The government should understand that, to respond to risks at sea, it must base its decisions on science and facts, and consult with experts, not censor them or cut their jobs.
Bill C-3 could be greatly improved if the government listened to what the experts and the opposition have to say. That seems a lot to ask, however, of a government that prefers to base its decisions on old neo-liberal theories like “government intervention is not required” and “industry will be self-regulating”. We can see what that way of thinking produces when we talk about rail safety or food safety. Many incidents occur, and people are affected.
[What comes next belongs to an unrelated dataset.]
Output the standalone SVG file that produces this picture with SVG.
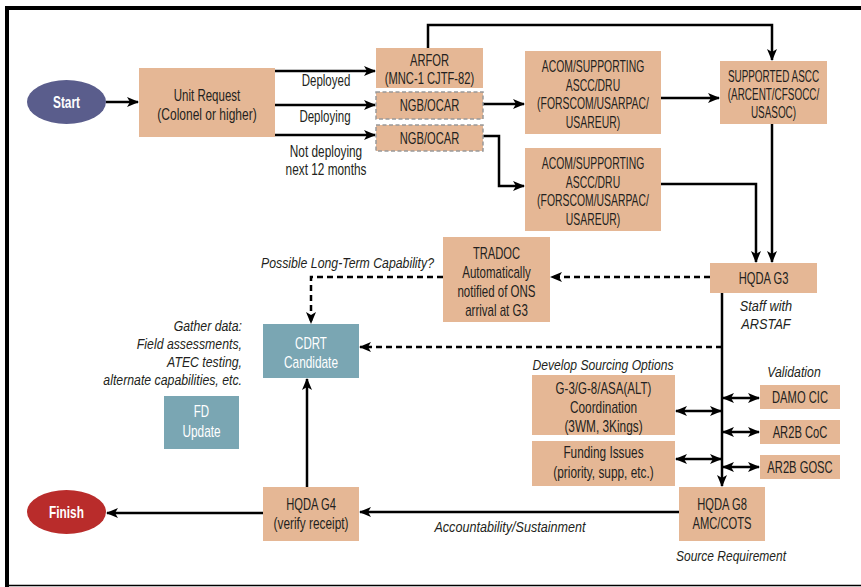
<svg xmlns="http://www.w3.org/2000/svg" width="861" height="587" viewBox="0 0 861 587">
<defs>
<style>
.box{fill:#e5b795}
.teal{fill:#7aa6b3}
.dbox{fill:#e5b795;stroke:#999;stroke-width:1.5;stroke-dasharray:4,2.5}
text{font-family:"Liberation Sans",Arial,sans-serif;font-size:16px;fill:#231f20;text-anchor:middle}
.w{fill:#fff}
.b{font-weight:bold;fill:#fff}
.i{font-style:italic;font-size:15px}
.e{text-anchor:end}
.c{fill:none;stroke:#000;stroke-width:2.5}
.d{fill:none;stroke:#000;stroke-width:2.5;stroke-dasharray:6,4}
</style>
<marker id="a" viewBox="0 0 12 10" refX="11" refY="5" markerWidth="12" markerHeight="10" markerUnits="userSpaceOnUse" orient="auto-start-reverse">
<path d="M0,0 L12,5 L0,10 L3,5 z" fill="#000"/>
</marker>
</defs>
<rect width="861" height="587" fill="#fff"/>
<path d="M7,587 V8 H861" fill="none" stroke="#000" stroke-width="4"/>
<line x1="5" y1="585.5" x2="861" y2="585.5" stroke="#000" stroke-width="1.5"/>

<g id="connectors">
<line class="c" x1="106" y1="102" x2="138" y2="102" marker-end="url(#a)"/>
<line class="c" x1="275" y1="71" x2="375" y2="71" marker-end="url(#a)"/>
<line class="c" x1="275" y1="105" x2="375" y2="105" marker-end="url(#a)"/>
<line class="c" x1="275" y1="135" x2="375" y2="135" marker-end="url(#a)"/>
<polyline class="c" points="428,48 428,25 772,25 772,60" marker-end="url(#a)"/>
<line class="c" x1="483" y1="104" x2="524" y2="104" marker-end="url(#a)"/>
<polyline class="c" points="483,136 499,136 499,186 524,186" marker-end="url(#a)"/>
<line class="c" x1="661" y1="98" x2="719" y2="98" marker-end="url(#a)"/>
<polyline class="c" points="661,184 756,184 756,262" marker-end="url(#a)"/>
<line class="c" x1="772" y1="124" x2="772" y2="262" marker-end="url(#a)"/>
<line class="c" x1="722" y1="293" x2="722" y2="486" marker-end="url(#a)"/>
<line class="d" x1="710" y1="277" x2="551" y2="277" marker-end="url(#a)"/>
<polyline class="d" points="443,277 311,277 311,323" marker-end="url(#a)"/>
<line class="d" x1="722" y1="347" x2="360" y2="347" marker-end="url(#a)"/>
<line class="c" x1="676" y1="411" x2="721" y2="411" marker-start="url(#a)" marker-end="url(#a)"/>
<line class="c" x1="676" y1="459" x2="721" y2="459" marker-start="url(#a)" marker-end="url(#a)"/>
<line class="c" x1="723" y1="398" x2="759" y2="398" marker-start="url(#a)" marker-end="url(#a)"/>
<line class="c" x1="723" y1="432" x2="759" y2="432" marker-start="url(#a)" marker-end="url(#a)"/>
<line class="c" x1="723" y1="467" x2="759" y2="467" marker-start="url(#a)" marker-end="url(#a)"/>
<line class="c" x1="679" y1="512" x2="360" y2="512" marker-end="url(#a)"/>
<line class="c" x1="307" y1="487" x2="307" y2="379" marker-end="url(#a)"/>
<line class="c" x1="263" y1="513" x2="107" y2="513" marker-end="url(#a)"/>
</g>

<g id="labels">
<text transform="translate(326,86) scale(.72,1)">Deployed</text>
<text transform="translate(325,122) scale(.72,1)">Deploying</text>
<text transform="translate(326,157) scale(.74,1)">Not deploying</text>
<text transform="translate(326,175) scale(.74,1)">next 12 months</text>
<text class="i e" transform="translate(434,268) scale(.82,1)">Possible Long-Term Capability?</text>
<text class="i" transform="translate(766,311) scale(.85,1)">Staff with</text>
<text class="i" transform="translate(766,329) scale(.85,1)">ARSTAF</text>
<text class="i e" transform="translate(242,331) scale(.82,1)">Gather data:</text>
<text class="i e" transform="translate(242,349) scale(.82,1)">Field assessments,</text>
<text class="i e" transform="translate(242,367) scale(.82,1)">ATEC testing,</text>
<text class="i e" transform="translate(242,385) scale(.82,1)">alternate capabilities, etc.</text>
<text class="i" transform="translate(603,370) scale(.81,1)">Develop Sourcing Options</text>
<text class="i" transform="translate(794,377) scale(.82,1)">Validation</text>
<text class="i" transform="translate(510,532) scale(.84,1)">Accountability/Sustainment</text>
<text class="i" transform="translate(731,561) scale(.8,1)">Source Requirement</text>
</g>

<g id="start"><ellipse cx="66.5" cy="102" rx="39.5" ry="22" fill="#5a5d8c"/><text class="b" transform="translate(66.5,108) scale(.74,1)">Start</text></g>
<g id="finish"><ellipse cx="66.5" cy="512" rx="39.5" ry="22" fill="#b92c2b"/><text class="b" transform="translate(66.5,518) scale(.74,1)">Finish</text></g>

<g id="unit-request"><rect class="box" x="139" y="68" width="136" height="69"/><text transform="translate(207,101) scale(.72,1)">Unit Request</text><text transform="translate(207,120) scale(.75,1)">(Colonel or higher)</text></g>
<g id="arfor"><rect class="box" x="376" y="48" width="107" height="40"/><text transform="translate(429.5,66) scale(.7,1)">ARFOR</text><text transform="translate(429.5,84) scale(.7,1)">(MNC-1 CJTF-82)</text></g>
<g id="ngb1"><rect class="dbox" x="376" y="92" width="107" height="27"/><text transform="translate(429.5,111) scale(.7,1)">NGB/OCAR</text></g>
<g id="ngb2"><rect class="dbox" x="376" y="125" width="107" height="26"/><text transform="translate(429.5,144) scale(.7,1)">NGB/OCAR</text></g>
<g id="acom1"><rect class="box" x="525" y="51" width="136" height="83"/><text transform="translate(593,72) scale(.65,1)">ACOM/SUPPORTING</text><text transform="translate(593,91) scale(.65,1)">ASCC/DRU</text><text transform="translate(593,109) scale(.65,1)">(FORSCOM/USARPAC/</text><text transform="translate(593,128) scale(.65,1)">USAREUR)</text></g>
<g id="acom2"><rect class="box" x="525" y="148" width="136" height="83"/><text transform="translate(593,169) scale(.65,1)">ACOM/SUPPORTING</text><text transform="translate(593,188) scale(.65,1)">ASCC/DRU</text><text transform="translate(593,206) scale(.65,1)">(FORSCOM/USARPAC/</text><text transform="translate(593,225) scale(.65,1)">USAREUR)</text></g>
<g id="supported-ascc"><rect class="box" x="720" y="61" width="107" height="63"/><text transform="translate(773.5,82) scale(.62,1)">SUPPORTED ASCC</text><text transform="translate(773.5,100) scale(.62,1)">(ARCENT/CFSOCC/</text><text transform="translate(773.5,118) scale(.62,1)">USASOC)</text></g>
<g id="hqda-g3"><rect class="box" x="710" y="263" width="107" height="30"/><text transform="translate(763.5,284) scale(.7,1)">HQDA G3</text></g>
<g id="tradoc"><rect class="box" x="443" y="237" width="107" height="85"/><text transform="translate(496.5,259) scale(.7,1)">TRADOC</text><text transform="translate(496.5,278) scale(.72,1)">Automatically</text><text transform="translate(496.5,297) scale(.72,1)">notified of ONS</text><text transform="translate(496.5,316) scale(.72,1)">arrival at G3</text></g>
<g id="cdrt"><rect class="teal" x="263" y="324" width="96" height="54"/><text class="w" transform="translate(311,349) scale(.72,1)">CDRT</text><text class="w" transform="translate(311,368) scale(.74,1)">Candidate</text></g>
<g id="fd-update"><rect class="teal" x="164" y="396" width="75" height="53"/><text class="w" transform="translate(201.5,417) scale(.72,1)">FD</text><text class="w" transform="translate(201.5,437) scale(.74,1)">Update</text></g>
<g id="g3-coord"><rect class="box" x="532" y="375" width="143" height="60"/><text transform="translate(603.5,394) scale(.72,1)">G-3/G-8/ASA(ALT)</text><text transform="translate(603.5,413) scale(.74,1)">Coordination</text><text transform="translate(603.5,432) scale(.74,1)">(3WM, 3Kings)</text></g>
<g id="funding"><rect class="box" x="532" y="441" width="143" height="45"/><text transform="translate(603.5,458) scale(.74,1)">Funding Issues</text><text transform="translate(603.5,478) scale(.74,1)">(priority, supp, etc.)</text></g>
<g id="damo"><rect class="box" x="760" y="385" width="80" height="24"/><text transform="translate(800,403) scale(.7,1)">DAMO CIC</text></g>
<g id="ar2b-coc"><rect class="box" x="760" y="420" width="80" height="24"/><text transform="translate(800,438) scale(.7,1)">AR2B CoC</text></g>
<g id="ar2b-gosc"><rect class="box" x="760" y="455" width="80" height="24"/><text transform="translate(800,473) scale(.7,1)">AR2B GOSC</text></g>
<g id="hqda-g8"><rect class="box" x="679" y="487" width="86" height="54"/><text transform="translate(722,510) scale(.7,1)">HQDA G8</text><text transform="translate(722,529) scale(.7,1)">AMC/COTS</text></g>
<g id="hqda-g4"><rect class="box" x="263" y="487" width="96" height="54"/><text transform="translate(311,510) scale(.7,1)">HQDA G4</text><text transform="translate(311,529) scale(.74,1)">(verify receipt)</text></g>
</svg>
The Conservative theory does not work, and it leads to disasters like what occurred recently in Alberta.
The NDP would nevertheless have a few suggestions to make to the government, if it was prepared to listen. We suggest that it cancel the cuts to marine safety, strengthen the capacity of petroleum boards so that they can see about preventing oil spills, and raise the limit for cleanup after a spell. The limit is currently set at 10,000 tonnes, which is not really enough, given the increase in the size of tankers and in the traffic.
We also suggest that it apply the polluter-pay principle. That is what the government said it would do in the Speech from the Throne. We are still waiting for the government to put the principle into practice.
It should also bolster the Ship-source Oil Pollution Fund. This currently stands at $400 million, but the damage from a single spill like the Exxon Valdez spill, for example, would run into billions of dollars. The government should therefore be more realistic, and a little more responsible.
The NDP would also like very much to hear from expert witnesses on part 2 of the bill. Under clause 19, the military is given investigative powers formerly assigned to the Transportation Safety Board of Canada, which issued public reports. That will no longer be the case.
There is some progress, therefore, in this bill, but much more work has to be done to achieve real improvement. We have to bring in more resources and arrange for experts to be consulted, so that safety is improved in practical ways in oil projects.